Wednesday, January 21, 2009

The Garden

A slightly ineloquent excerpt from The Meaning of Gardens;

"Garden as Idea"

"The Garden has long served as a way of thinking about nature and about culture and how each influences the other. The garden has been viewed philosophically as the balancing point between human control on one hand and wild nature on the other. The garden has represented safety from the threat of wild nature or escape from barbarian outsiders.

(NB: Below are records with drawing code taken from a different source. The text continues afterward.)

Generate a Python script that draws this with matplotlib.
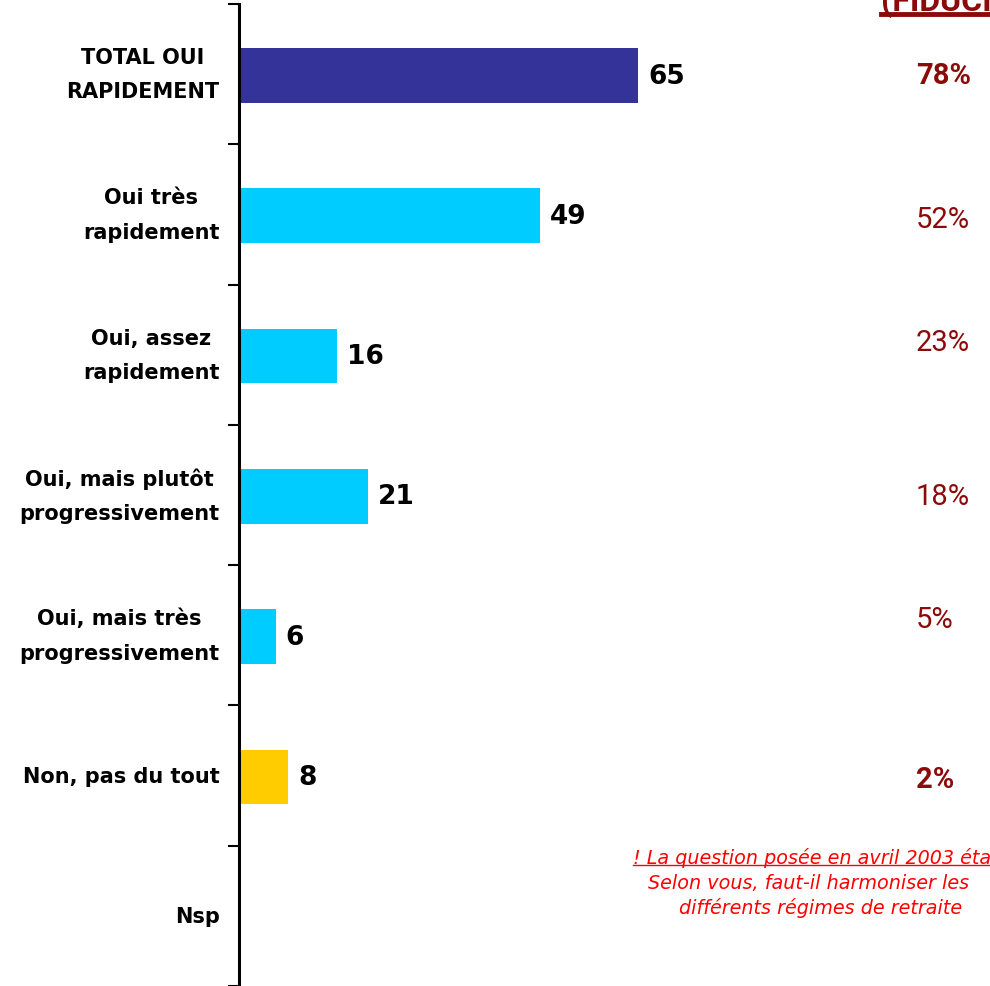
import numpy as np
import matplotlib.pyplot as plt

# Données
categories = ["TOTAL OUI\nRAPIDEMENT", "Oui très\nrapidement", "Oui, assez\nrapidement",
              "Oui, mais plutôt\nprogressivement", "Oui, mais très\nprogressivement",
              "Non, pas du tout", "Nsp"]
valeurs = [65, 49, 16, 21, 6, 8, None]
couleurs = ["#333399", "#00CCFF", "#00CCFF", "#00CCFF", "#00CCFF", "#FFCC00", "#FFFFFF"]
fiducial = ["78%", "52%", "23%", "18%", "5%", "2%"]
fiducial_gras = [True, False, False, False, False, True]
entete = "(FIDUCIAL)"
note = ["! La question posée en avril 2003 était :",
        "Selon vous, faut-il harmoniser les",
        "différents régimes de retraite"]

W, H = 990, 987
fig = plt.figure(figsize=(9.9, 9.87), dpi=100)
# axe : spine gauche à x=239 px, de y=5 à y=988 px
ax = fig.add_axes([239 / W, 0, 1 - 239 / W, 1 - 5 / H])
px_par_unite = 6.14
xmax = (W - 239) / px_par_unite
ax.set_xlim(0, xmax)
ax.set_ylim(len(categories) - 0.5, -0.5)

y = np.arange(len(categories))
for i, v in enumerate(valeurs):
    if v is None:
        continue
    ax.barh(i + 0.01, v, height=0.39, color=couleurs[i], edgecolor="none")
    ax.text(v + 10 / px_par_unite, i + 0.01, str(v), va="center", ha="left",
            fontsize=19, fontweight="bold", color="black")

ax.set_yticks(y, categories)
ax.tick_params(axis="y", which="major", length=0, pad=14, labelsize=15)
for lab in ax.get_yticklabels():
    lab.set_fontweight("bold")
    lab.set_multialignment("center")
    lab.set_verticalalignment("center")
    lab.set_linespacing(1.9)
ax.set_yticks(np.arange(-0.5, len(categories), 1), minor=True)
ax.tick_params(axis="y", which="minor", length=8, width=1.5, direction="out")
ax.set_xticks([])
for s in ["top", "right", "bottom"]:
    ax.spines[s].set_visible(False)
ax.spines["left"].set_linewidth(2.2)

# Colonne FIDUCIAL
rouge_fonce = "#8B0A0A"
pos_y = [76, 220, 343, 497, 620, 780]
for t, gras, py in zip(fiducial, fiducial_gras, pos_y):
    fig.text(916 / W, 1 - py / H, t, ha="left", va="center", fontsize=21,
             fontweight="bold" if gras else "normal", color=rouge_fonce,
             family="Roboto")

txt_entete = fig.text(881 / W, 1 - 2 / H, entete, ha="left", va="center", fontsize=23,
                      fontweight="bold", color=rouge_fonce, family="Roboto")

# Note en bas à droite
rouge = "#FF0000"
note_x = [633, 648, 679]
note_y = [858, 884, 908]
txt_note = []
for t, xx, yy in zip(note, note_x, note_y):
    txt_note.append(fig.text(xx / W, 1 - yy / H, t, ha="left", va="center", fontsize=13.8,
                             style="italic", color=rouge))

# Soulignements
fig.canvas.draw()
r = fig.canvas.get_renderer()
for t, c, lw, dy in [(txt_entete, rouge_fonce, 3.5, 0.003), (txt_note[0], rouge, 1, 0.002)]:
    bb = t.get_window_extent(r).transformed(fig.transFigure.inverted())
    fig.add_artist(plt.Line2D([bb.x0, bb.x1], [bb.y0 + dy, bb.y0 + dy],
                              transform=fig.transFigure, color=c, lw=lw))

fig.savefig("out.png", dpi=100)
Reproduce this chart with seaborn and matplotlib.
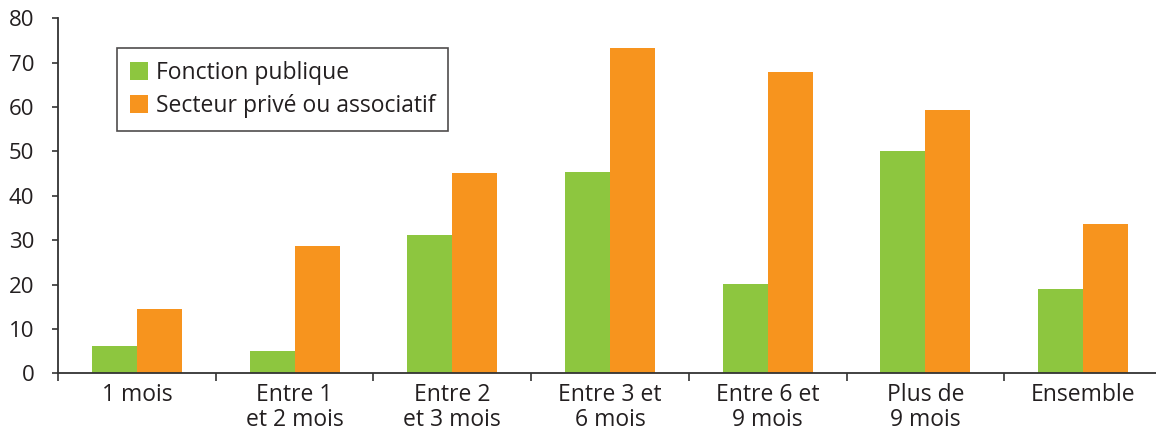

The garden has been nature-under-control, an idealization of what society believed that nature should be and should look like."


The Meaning of Gardens

Edited by Mark Francis and Randolph T. Hester

"Gardens reveal the relationship between culture and nature, yet in the vast library of garden literature few books focus on what the garden means - on the ecology of garden as idea, place, and action. The Meaning of Gardens maps out how the garden is perceived, designed, used, and valued. Essays from a variety of disciplines are organized around six metaphors special to our time - the garden muses of Faith, Power, Ordering, Cultural Expression, Personal Expression, and Healing. Each muse suggests specific inspirations for garden and landscape design."


In an attempt to find a coherent line for my work to follow, I am examining the Garden: it's origins and role as a social or cultural construction; bearing in mind the need of a culture to exert control over its environment and the psychological implications of a plot of nature, contained.